Cultura sob o viaduto
Próximos à minha casa existem dois viadutos para que se possa atravessar sob a BR 101. São muito usados por minha família nas idas e vindas da vida. Notei que apareceu um pedinte, esmoleiro, paupérrimo mendigo, sob um deles. É jovem, imberbe, não aparenta ser o que demonstra. A cama, um cobertor maltrapilho. Passei devagar e, ao lado dele, notei alguns livros, uns sobre os outros.
Fiquei admirado. No dia seguinte, quando os raios solares já se dissipavam, ele lia um jornal.
Criei coragem e passei a carregar no carro um dos livros escritos por mim, para presentear-lhe se estivesse por ali.
Semanas se passaram e ele desapareceu. Muito dias depois, lá estava de volta o mendicante (fica mais culto com esse nome). Estacionei o carro a alguns metros do local com meu livro “Panela de Crônicas” sob o braço e fui ao seu encontro.
Cumprimentei-o e perguntei se ele gostaria de ganhar um livro de minha autoria. Com os olhos brilhantes, disse que ficaria muito contente e agradecido. Estendi-lhe a mão, entreguei-o e acendi um cigarro. Ofereci um, que aceitou de pronto.
Conversamos. Ele contou que passou a fazer uso de drogas e foi expulso de casa. Lia muito durante a adolescência e sempre que arrumava algum dinheiro ia a um sebo e comprava um livro. Não roubava. Havia parado de usar estupefacientes, mas tinha vergonha de voltar para casa.
Pedi licença para ver os livros que dormitavam ao seu lado.

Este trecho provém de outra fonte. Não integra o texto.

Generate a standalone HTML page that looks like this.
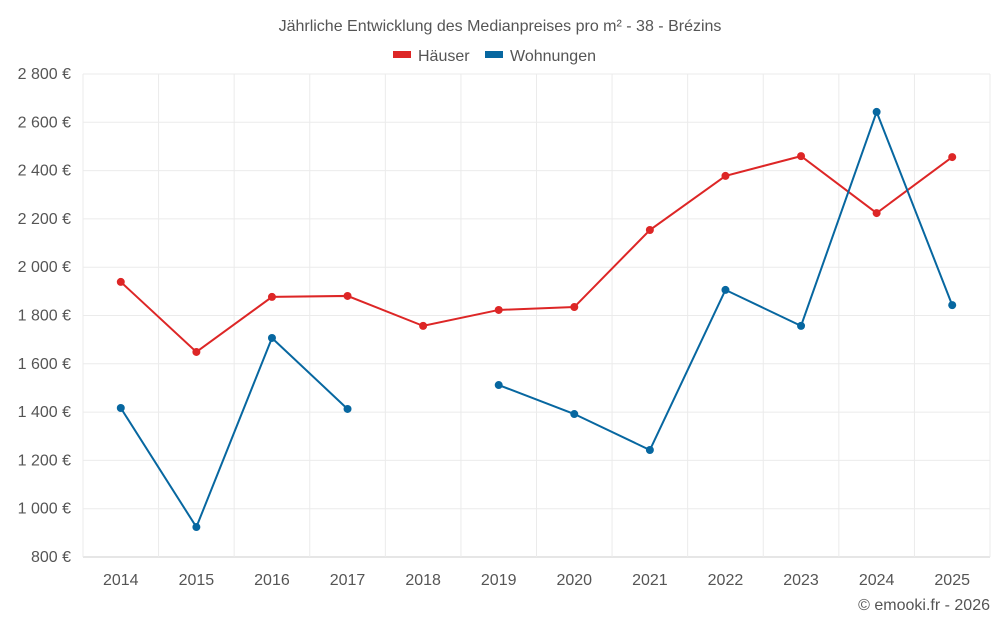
<!DOCTYPE html>
<html><head><meta charset="utf-8">
<style>
body{margin:0;background:#fff;font-family:"Roboto","Liberation Sans",sans-serif;}
svg text{font-family:"Liberation Sans",sans-serif;}
</style></head>
<body>
<svg id="chart" width="1000" height="625">
<text x="500" y="31" text-anchor="middle" font-size="16" fill="#555">Jährliche Entwicklung des Medianpreises pro m² - 38 - Brézins</text>
<g>
<g><rect x="393" y="51" width="18" height="7" fill="#dd2626"/><text x="418" y="61" font-size="16" fill="#555">Häuser</text></g>
<g><rect x="485" y="51" width="18" height="7" fill="#0767a0"/><text x="510" y="61" font-size="16" fill="#555">Wohnungen</text></g>
</g>
<g id="grid"></g><g id="axes"></g><g id="series"></g>
<text x="990" y="610" text-anchor="end" font-size="16" fill="#555">© emooki.fr - 2026</text>
</svg>
<script>
const years=[2014,2015,2016,2017,2018,2019,2020,2021,2022,2023,2024,2025];
const houses=[1939,1649,1877,1881,1757,1823,1835,2154,2378,2460,2224,2456];
const flats=[1417,924,1707,1413,null,1512,1392,1243,1906,1757,2643,1843];
const yTicks=[800,1000,1200,1400,1600,1800,2000,2200,2400,2600,2800];
const L=83,R=990,T=74,B=557,yMin=800,yMax=2800;
const step=(R-L)/years.length;
const xs=i=>L+step*(i+0.5);
const ys=v=>B-(v-yMin)/(yMax-yMin)*(B-T);
const NS="http://www.w3.org/2000/svg";
function mk(t,a,p){const e=document.createElementNS(NS,t);for(const k in a)e.setAttribute(k,a[k]);p.appendChild(e);return e;}
const g=document.getElementById('grid'),ax=document.getElementById('axes'),s=document.getElementById('series');
yTicks.forEach(v=>{
 const l=mk('line',{x1:L,x2:R,y1:ys(v),y2:ys(v),stroke:v===yMin?'#ccc':'#ebebeb'},g);
 
 
 const t=mk('text',{x:L-12,y:ys(v)+5,'text-anchor':'end','font-size':16,fill:'#555'},ax);
 t.textContent=v.toLocaleString('fr-FR').replace(/\u202f|\u00a0/g,' ')+' €';
 
 
});
for(let i=0;i<=years.length;i++){
 const l=mk('line',{x1:L+step*i,x2:L+step*i,y1:T,y2:B+(i>0&&i<years.length?0:0),stroke:'#ebebeb'},g);
 
 
}
years.forEach((y,i)=>{
 const t=mk('text',{x:xs(i),y:585,'text-anchor':'middle','font-size':16,fill:'#555'},ax);
 t.textContent=y;
 
 
});
function draw(vals,color,name){
 let d='',pen=false;
 vals.forEach((v,i)=>{if(v==null){pen=false;return;}d+=(pen?'L':'M')+xs(i)+','+ys(v);pen=true;});
 const p=mk('path',{d:d,fill:'none',stroke:color,'stroke-width':2},s);
 
 
 vals.forEach((v,i)=>{if(v==null)return;
  const c=mk('circle',{cx:xs(i),cy:ys(v),r:4,fill:color},s);
  
  
 });
}
draw(houses,'#dd2626','haeuser');
draw(flats,'#0767a0','wohnungen');
</script>
</body></html>
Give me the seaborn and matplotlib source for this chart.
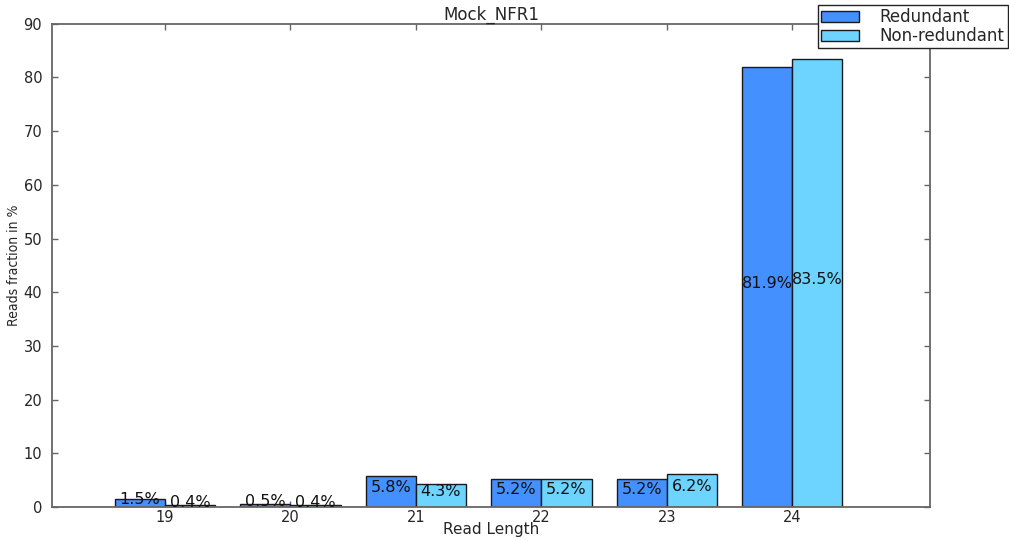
import matplotlib
matplotlib.use("Agg")
import pandas as pd
import matplotlib.pyplot as plt
import seaborn as sns

read_lengths = [19, 20, 21, 22, 23, 24]
redundant = [1.5, 0.5, 5.8, 5.2, 5.2, 81.9]
non_redundant = [0.4, 0.4, 4.3, 5.2, 6.2, 83.5]
series_names = ["Redundant", "Non-redundant"]
colors = ["#4590FF", "#6CD4FF"]

df = pd.DataFrame({
    "length": read_lengths * 2,
    "fraction": redundant + non_redundant,
    "type": [series_names[0]] * len(read_lengths) + [series_names[1]] * len(read_lengths),
})

sns.set_style("ticks")
plt.rcParams["font.family"] = ["DejaVu Sans"]

fig, ax = plt.subplots(figsize=(10.09, 5.41), dpi=100)
fig.subplots_adjust(left=0.0515, right=0.922, top=0.956, bottom=0.063)

sns.barplot(
    data=df, x="length", y="fraction", hue="type",
    palette=colors, edgecolor="#1a1a1a", linewidth=1.0,
    saturation=1, errorbar=None, ax=ax, width=0.8,
)

# percentage labels in the middle of each bar
for cont in ax.containers:
    for rect in cont:
        h = rect.get_height()
        ax.text(rect.get_x() + rect.get_width() / 2, h / 2 + 0.7, f"{h:.1f}%",
                ha="center", va="center", fontsize=11.5, color="#111111")

ax.set_xlim(-0.9, 6.1)
ax.set_ylim(0, 90)
ax.set_yticks(range(0, 91, 10))
ax.tick_params(direction="in", top=True, right=True, labelsize=10.5, length=4,
               width=1, color="#666666")
ax.tick_params(axis="x", pad=2)
ax.tick_params(axis="y", pad=7)
for sp in ax.spines.values():
    sp.set_color("#666666")
    sp.set_linewidth(1.3)

ax.set_title("Mock_NFR1", fontsize=12, pad=3)
ax.set_xlabel("Read Length", fontsize=11, labelpad=-2)
ax.set_ylabel("Reads fraction in %", fontsize=10, fontstretch="condensed", labelpad=2)

leg = ax.legend(loc="upper right", bbox_to_anchor=(1.088, 1.039), borderaxespad=0,
                fontsize=12, fancybox=False, framealpha=1, edgecolor="#222222",
                handlelength=2.3, handleheight=0.6, handletextpad=1.2,
                borderpad=0.2, labelspacing=0.05)
leg.get_frame().set_linewidth(1.0)

fig.savefig("out.png", dpi=100)
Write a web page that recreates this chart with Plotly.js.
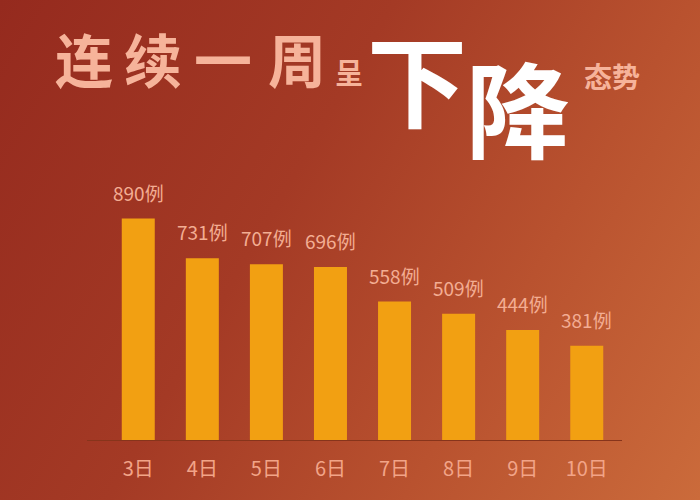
<!DOCTYPE html>
<html><head><meta charset="utf-8">
<script src="https://cdn.plot.ly/plotly-3.0.1.min.js"></script>
<style>
html,body{margin:0;padding:0;}
body{width:700px;height:500px;background:linear-gradient(120deg,#952a1e 0%,#a43a25 40%,#b9522f 70%,#cb6b3b 100%);}
#chart{width:700px;height:500px;}
</style></head>
<body><div id="chart"></div>
<script>
const days = ['3日','4日','5日','6日','7日','8日','9日','10日'];
const cases = [890, 731, 707, 696, 558, 509, 444, 381];
const caseLabels = ['890例','731例','707例','696例','558例','509例','444例','381例'];

const titleChars = ['连','续','一','周','呈','下','降','态势'];

const W = 700, H = 500, L = 87, R = 78, T = 191, B = 59;
const pw = W - L - R, ph = H - T - B;
function px(x){return (x - L)/pw;}
function py(y){return (H - B - y)/ph;}

const salmon = '#f6b39a';
const cjk = '"Noto Sans CJK SC", "Noto Sans", sans-serif';
const titleSpec = [
  {x:84, y:58, s:58, c:salmon, w:700},
  {x:153, y:58, s:58, c:salmon, w:700},
  {x:223, y:58, s:58, c:salmon, w:700},
  {x:297, y:58, s:58, c:salmon, w:700},
  {x:349, y:72, s:28, c:salmon, w:700},
  {x:417, y:76, s:100, c:'#ffffff', w:700},
  {x:518, y:106, s:104, c:'#ffffff', w:700},
  {x:612, y:76, s:28, c:salmon, w:700}
];

const annotations = titleChars.map((t,i)=>({
  text:t, xref:'paper', yref:'paper', x:px(titleSpec[i].x), y:py(titleSpec[i].y),
  xanchor:'center', yanchor:'middle', showarrow:false,
  font:{family:cjk, size:titleSpec[i].s, color:titleSpec[i].c, weight:titleSpec[i].w}
}));

days.forEach((d,i)=>{
  annotations.push({
    text:caseLabels[i], x:d, y:cases[i], xref:'x', yref:'y',
    xanchor:'center', yanchor:'bottom', yshift:11, showarrow:false,
    font:{family:cjk, size:19, color:'#f3ad93'}
  });
});

const trace = {
  type:'bar', x:days, y:cases,
  marker:{color:'#f2a012', line:{width:0}},
  hoverinfo:'skip'
};

const layout = {
  width:W, height:H,
  margin:{l:L, r:R, t:T, b:B, pad:0},
  paper_bgcolor:'rgba(0,0,0,0)', plot_bgcolor:'rgba(0,0,0,0)',
  bargap:0.485,
  showlegend:false,
  xaxis:{type:'category', range:[-0.8, 7.55], showgrid:false, zeroline:false, showline:false,
    ticks:'outside', ticklen:10, tickcolor:'rgba(0,0,0,0)',
    tickfont:{family:cjk, size:20, color:'#f2a488'}, fixedrange:true},
  yaxis:{range:[0,1000], visible:false, fixedrange:true},
  shapes:[{type:'line', xref:'paper', yref:'y', x0:0, x1:1, y0:0, y1:0,
    line:{color:'#87341b', width:2}}],
  annotations:annotations
};

Plotly.newPlot('chart',[trace],layout,{displayModeBar:false, staticPlot:true});
</script>
</body></html>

Encontrei Ferreira Gullar, Machado de Assis, Carlos Drummond de Andrade, João Guimarães Rosa, José de Alencar e Clarice Lispector. Dentre os estrangeiros: Fiodor Dostoiévski, Albert Camus, Shakespeare e Agatha Christie. Lembro-me dos títulos de alguns deles: Barulhos, O alienista, Claro enigma, Primeiras estórias, O idiota e O conto do inverno. Depois de uma semana entreguei a ele meu segundo livro e, uma semana depois, o terceiro. Levei para ele mais alguns livros em troca de alguns que ele possuía. Aceitou e, ao firmarmos a mão em respeito, confessou:
- Meu amigo, você em algumas crônicas deixou-me, sem querer, um recado: “Volte para casa. Volte para os seus. Eles ficarão contentes. Eles são a sua vida”. É o que farei. Um dia nos encontraremos por aí e espero que eu não sinta mais vergonha de viver a vida.